• Goal of the exercise
Transcribe the material verbatim in full; the pictures do not belong in the copy.

• Records to use
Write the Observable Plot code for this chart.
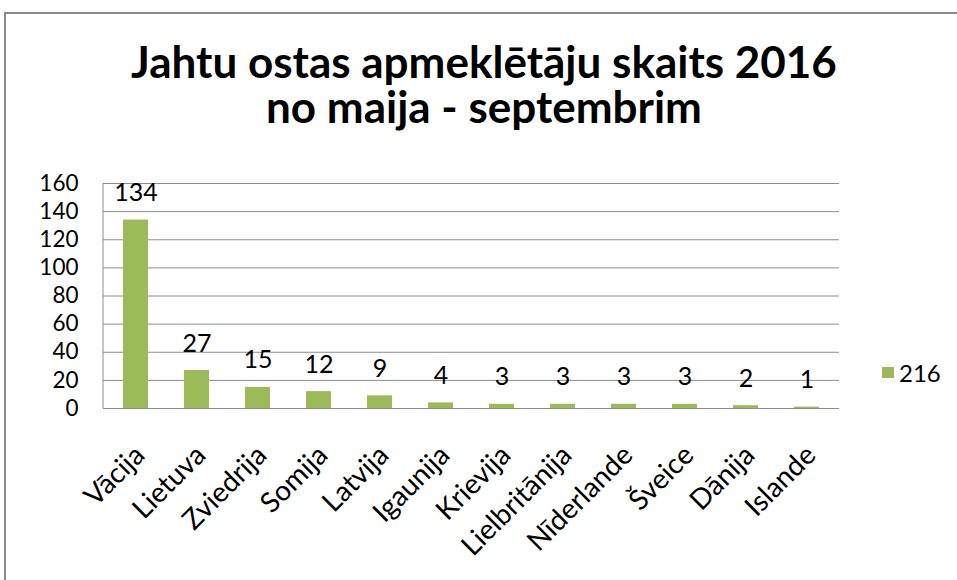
<!DOCTYPE html>
<html><head><meta charset="utf-8">
<script src="https://cdn.jsdelivr.net/npm/d3@7"></script>
<script src="https://cdn.jsdelivr.net/npm/@observablehq/plot@0.6"></script>
<style>
html,body{margin:0;padding:0;background:#fff;overflow:hidden;width:957px;height:580px;}
#wrap{position:relative;width:957px;height:580px;overflow:hidden;font-family:Lato,sans-serif;color:#000;}
#border{position:absolute;left:4px;top:12px;width:1000px;height:700px;border:2px solid #8a8a8a;box-sizing:border-box;}
.tl{position:absolute;left:0;width:968px;text-align:center;font-weight:700;font-size:44px;line-height:44px;height:44px;white-space:nowrap;}
#t1{top:39px;}
#t2{top:84px;}
#chart{position:absolute;left:0;top:150px;}
#legend{position:absolute;left:882px;top:358px;height:28px;display:flex;align-items:center;font-size:24px;}
#legend .sw{width:12px;height:11px;background:#9BBB59;margin-right:5px;}
</style>
</head><body>
<div id="wrap">
  <div id="border"></div>
  <div class="tl" id="t1">Jahtu ostas apmeklētāju skaits 2016</div>
  <div class="tl" id="t2">no maija - septembrim</div>
  <div id="chart"></div>
  <div id="legend"><span class="sw"></span><span id="legtext"></span></div>
</div>
<script>
const categories = ["Vācija","Lietuva","Zviedrija","Somija","Latvija","Igaunija","Krievija","Lielbritānija","Nīderlande","Šveice","Dānija","Islande"];
const visitors = [134,27,15,12,9,4,3,3,3,3,2,1];
const yTicks = [0,20,40,60,80,100,120,140,160];
const seriesName = "216";

const data = categories.map((c,i)=>({country:c, value:visitors[i]}));
const green = "#9BBB59", grid = "#8c8c8c";
const W=957, H=430, mL=103, mR=118, mT=33, mB=172;

const chart = Plot.plot({
  width:W, height:H, marginLeft:mL, marginRight:mR, marginTop:mT, marginBottom:mB,
  style:{fontFamily:"Lato, sans-serif", background:"transparent", color:"#000", overflow:"visible"},
  x:{domain:categories, paddingInner:0.59, paddingOuter:0.295, axis:null},
  y:{domain:[0,160], axis:null},
  marks:[
    Plot.ruleY(yTicks, {stroke:grid, strokeWidth:1}),
    Plot.barY(data, {x:"country", y:"value", fill:green}),
    Plot.ruleY([0], {stroke:grid, strokeWidth:1}),
    Plot.text(yTicks, {y:d=>d, text:d=>String(d), frameAnchor:"left", textAnchor:"end", dx:-25, fontSize:22.5, fill:"#000"}),
    Plot.text(data, {x:"country", y:"value", text:d=>String(d.value), dy:-27, fontSize:25, fill:"#000"}),
    Plot.text(data, {x:"country", text:"country", frameAnchor:"bottom", textAnchor:"end", lineAnchor:"middle", rotate:-45, dx:4, dy:42, fontSize:28, fill:"#000"})
  ]
});
d3.select(chart).append("line")
  .attr("x1",mL).attr("x2",mL).attr("y1",mT).attr("y2",H-mB)
  .attr("stroke",grid).attr("stroke-width",1);
document.getElementById("chart").appendChild(chart);
document.getElementById("legtext").textContent = seriesName;
</script>
</body></html>
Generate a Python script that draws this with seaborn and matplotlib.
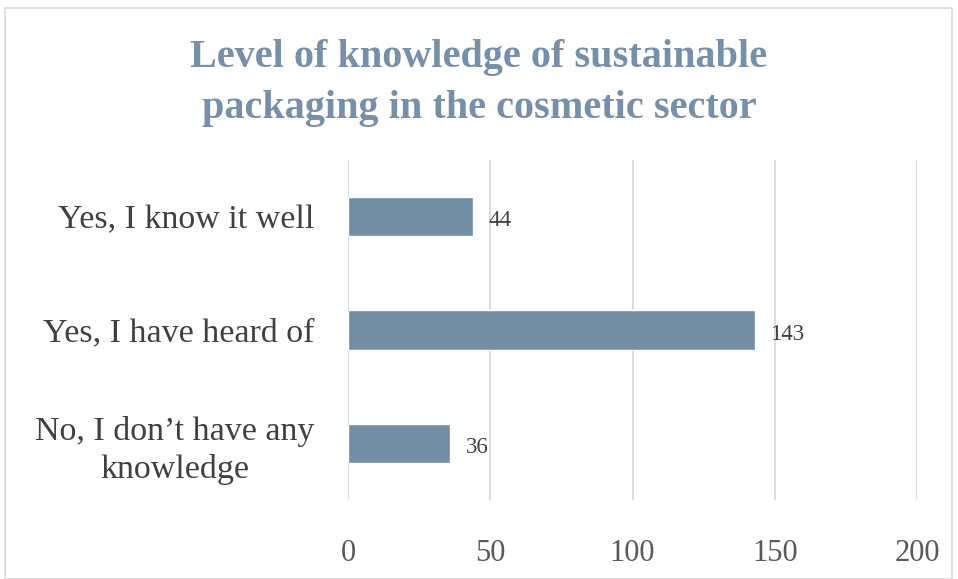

• Answer to the exercise
Write the Observable Plot code for this chart.
<!DOCTYPE html>
<html><head><meta charset="utf-8">
<script src="https://cdn.jsdelivr.net/npm/d3@7"></script>
<script src="https://cdn.jsdelivr.net/npm/@observablehq/plot@0.6"></script>
<style>
html,body{margin:0;padding:0;background:#fff;overflow:hidden;width:957px;height:580px;}
#wrap{position:relative;width:957px;height:580px;overflow:hidden;font-family:Lato,sans-serif;color:#000;}
#border{position:absolute;left:4px;top:12px;width:1000px;height:700px;border:2px solid #8a8a8a;box-sizing:border-box;}
.tl{position:absolute;left:0;width:968px;text-align:center;font-weight:700;font-size:44px;line-height:44px;height:44px;white-space:nowrap;}
#t1{top:39px;}
#t2{top:84px;}
#chart{position:absolute;left:0;top:150px;}
#legend{position:absolute;left:882px;top:358px;height:28px;display:flex;align-items:center;font-size:24px;}
#legend .sw{width:12px;height:11px;background:#9BBB59;margin-right:5px;}
</style>
</head><body>
<div id="wrap">
  <div id="border"></div>
  <div class="tl" id="t1">Jahtu ostas apmeklētāju skaits 2016</div>
  <div class="tl" id="t2">no maija - septembrim</div>
  <div id="chart"></div>
  <div id="legend"><span class="sw"></span><span id="legtext"></span></div>
</div>
<script>
const categories = ["Vācija","Lietuva","Zviedrija","Somija","Latvija","Igaunija","Krievija","Lielbritānija","Nīderlande","Šveice","Dānija","Islande"];
const visitors = [134,27,15,12,9,4,3,3,3,3,2,1];
const yTicks = [0,20,40,60,80,100,120,140,160];
const seriesName = "216";

const data = categories.map((c,i)=>({country:c, value:visitors[i]}));
const green = "#9BBB59", grid = "#8c8c8c";
const W=957, H=430, mL=103, mR=118, mT=33, mB=172;

const chart = Plot.plot({
  width:W, height:H, marginLeft:mL, marginRight:mR, marginTop:mT, marginBottom:mB,
  style:{fontFamily:"Lato, sans-serif", background:"transparent", color:"#000", overflow:"visible"},
  x:{domain:categories, paddingInner:0.59, paddingOuter:0.295, axis:null},
  y:{domain:[0,160], axis:null},
  marks:[
    Plot.ruleY(yTicks, {stroke:grid, strokeWidth:1}),
    Plot.barY(data, {x:"country", y:"value", fill:green}),
    Plot.ruleY([0], {stroke:grid, strokeWidth:1}),
    Plot.text(yTicks, {y:d=>d, text:d=>String(d), frameAnchor:"left", textAnchor:"end", dx:-25, fontSize:22.5, fill:"#000"}),
    Plot.text(data, {x:"country", y:"value", text:d=>String(d.value), dy:-27, fontSize:25, fill:"#000"}),
    Plot.text(data, {x:"country", text:"country", frameAnchor:"bottom", textAnchor:"end", lineAnchor:"middle", rotate:-45, dx:4, dy:42, fontSize:28, fill:"#000"})
  ]
});
d3.select(chart).append("line")
  .attr("x1",mL).attr("x2",mL).attr("y1",mT).attr("y2",H-mB)
  .attr("stroke",grid).attr("stroke-width",1);
document.getElementById("chart").appendChild(chart);
document.getElementById("legtext").textContent = seriesName;
</script>
</body></html>
Generate a Python script that draws this with seaborn and matplotlib.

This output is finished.